Task directions: Check every line of the material below for "chart". Give the number of lines that have it, and only that.

Data section:
++++++++++++++++++++

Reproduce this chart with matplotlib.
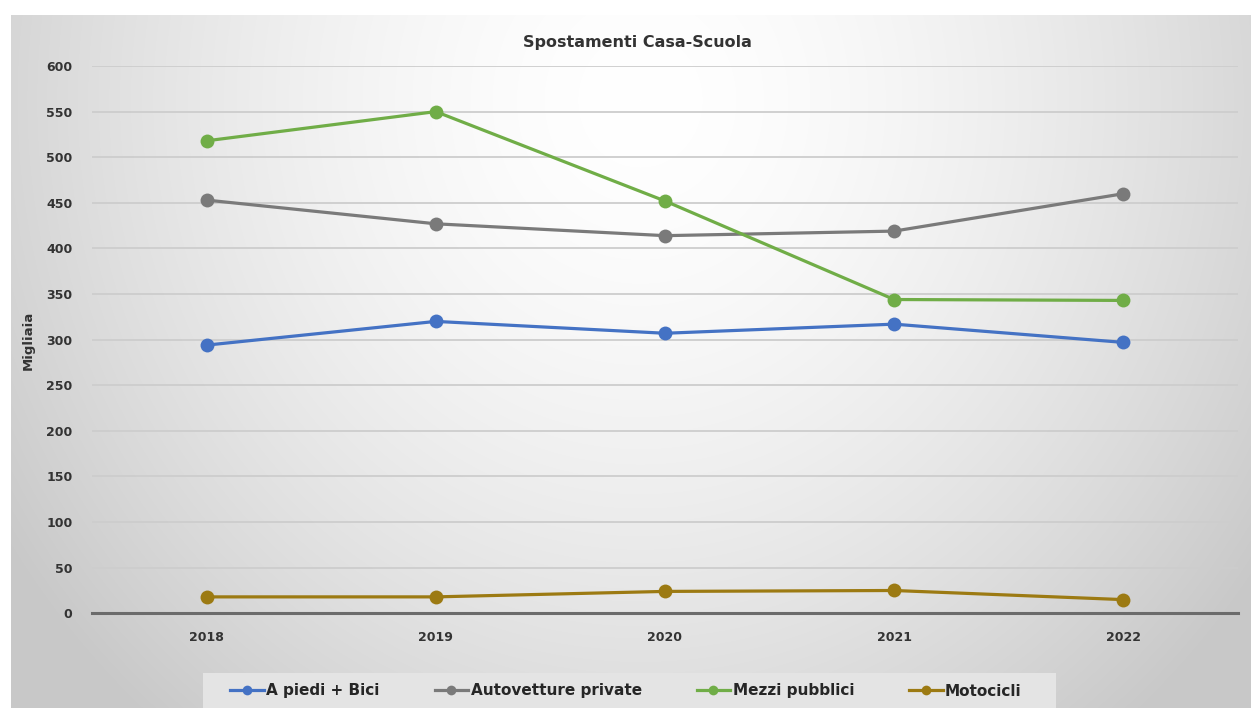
import numpy as np
import matplotlib
matplotlib.use("Agg")
import matplotlib.pyplot as plt
from matplotlib.lines import Line2D
from matplotlib.patches import Rectangle

# --- data (thousands of trips) ---
years = ["2018", "2019", "2020", "2021", "2022"]
a_piedi_bici = [294, 320, 307, 317, 297]
autovetture_private = [453, 427, 414, 419, 460]
mezzi_pubblici = [518, 550, 452, 344, 343]
motocicli = [18, 18, 24, 25, 15]

series_names = ["A piedi + Bici", "Autovetture private", "Mezzi pubblici", "Motocicli"]
series_values = [a_piedi_bici, autovetture_private, mezzi_pubblici, motocicli]
series_colors = ["#4472C4", "#7A7A7A", "#70AD47", "#9C7A12"]

y_ticks = [0, 50, 100, 150, 200, 250, 300, 350, 400, 450, 500, 550, 600]

W, H = 1251, 708
fig = plt.figure(figsize=(W / 100, H / 100), dpi=100)
fig.patch.set_facecolor("white")

# radial grey background of the chart area
bg = fig.add_axes([0, 0, 1, 1], zorder=-10)
bg.set_xlim(0, W)
bg.set_ylim(H, 0)
bg.axis("off")
x0, y0 = 11, 15
xx, yy = np.meshgrid(np.arange(x0, W), np.arange(y0, H))
r = np.sqrt(((xx - 640) / 760.0) ** 2 + ((yy - 100) / 820.0) ** 2)
r = np.clip(r, 0, 1) ** 1.6
shade = (255 - 55 * r) / 255.0
img = np.dstack([shade, shade, shade])
bg.imshow(img, extent=(x0, W, H, y0), aspect="auto", interpolation="bilinear")

# legend box
bg.add_patch(Rectangle((203, 673), 853, 40, facecolor="#e4e4e4", edgecolor="none", zorder=2))

# plot area
left, right = 92, 1238
top_px, zero_px = 66, 613.3
ax = fig.add_axes([left / W, (H - zero_px) / H, (right - left) / W, (zero_px - top_px) / H])
ax.patch.set_alpha(0)

x = np.arange(len(years))
for name, vals, col in zip(series_names, series_values, series_colors):
    ax.plot(x, vals, color=col, lw=2.3, marker="o", markersize=10,
            markeredgewidth=0, label=name, zorder=3, solid_capstyle="round")

ax.set_xlim(-0.5, len(years) - 0.5)
ax.set_ylim(0, 600)
ax.set_yticks(y_ticks)
ax.set_xticks(x)
ax.set_xticklabels(years)

for s in ["top", "right", "left"]:
    ax.spines[s].set_visible(False)
ax.spines["bottom"].set_color("#6b6b6b")
ax.spines["bottom"].set_linewidth(2.2)
ax.spines["bottom"].set_zorder(2)

ax.yaxis.grid(True, color="#cdcdcd", lw=1.3)
ax.set_axisbelow(True)
ax.tick_params(axis="both", length=0, labelsize=9, labelcolor="#333333")
ax.tick_params(axis="x", pad=13)
ax.tick_params(axis="y", pad=14)
for lab in ax.get_xticklabels() + ax.get_yticklabels():
    lab.set_fontweight("bold")

fig.text(637 / W, 1 - 42 / H, "Spostamenti Casa-Scuola", ha="center", va="center",
         fontsize=11.5, fontweight="bold", color="#333333")
fig.text(28 / W, 1 - 340 / H, "Migliaia", ha="center", va="center", rotation=90,
         fontsize=9.5, fontweight="bold", color="#333333")

handles = [Line2D([0], [0], color=c, lw=2.3, marker="o", markersize=7, markeredgewidth=0)
           for c in series_colors]
leg = fig.legend(handles, series_names, loc="center", ncol=4,
                 bbox_to_anchor=(626 / W, 1 - 691 / H), frameon=False,
                 handlelength=2.2, handletextpad=0.15,
                 columnspacing=3.6, borderpad=0.3,
                 prop={"weight": "bold", "size": 11})
for t in leg.get_texts():
    t.set_color("#262626")

fig.savefig("out.png", dpi=100)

++++++++++++++++++++

Problem solution: 2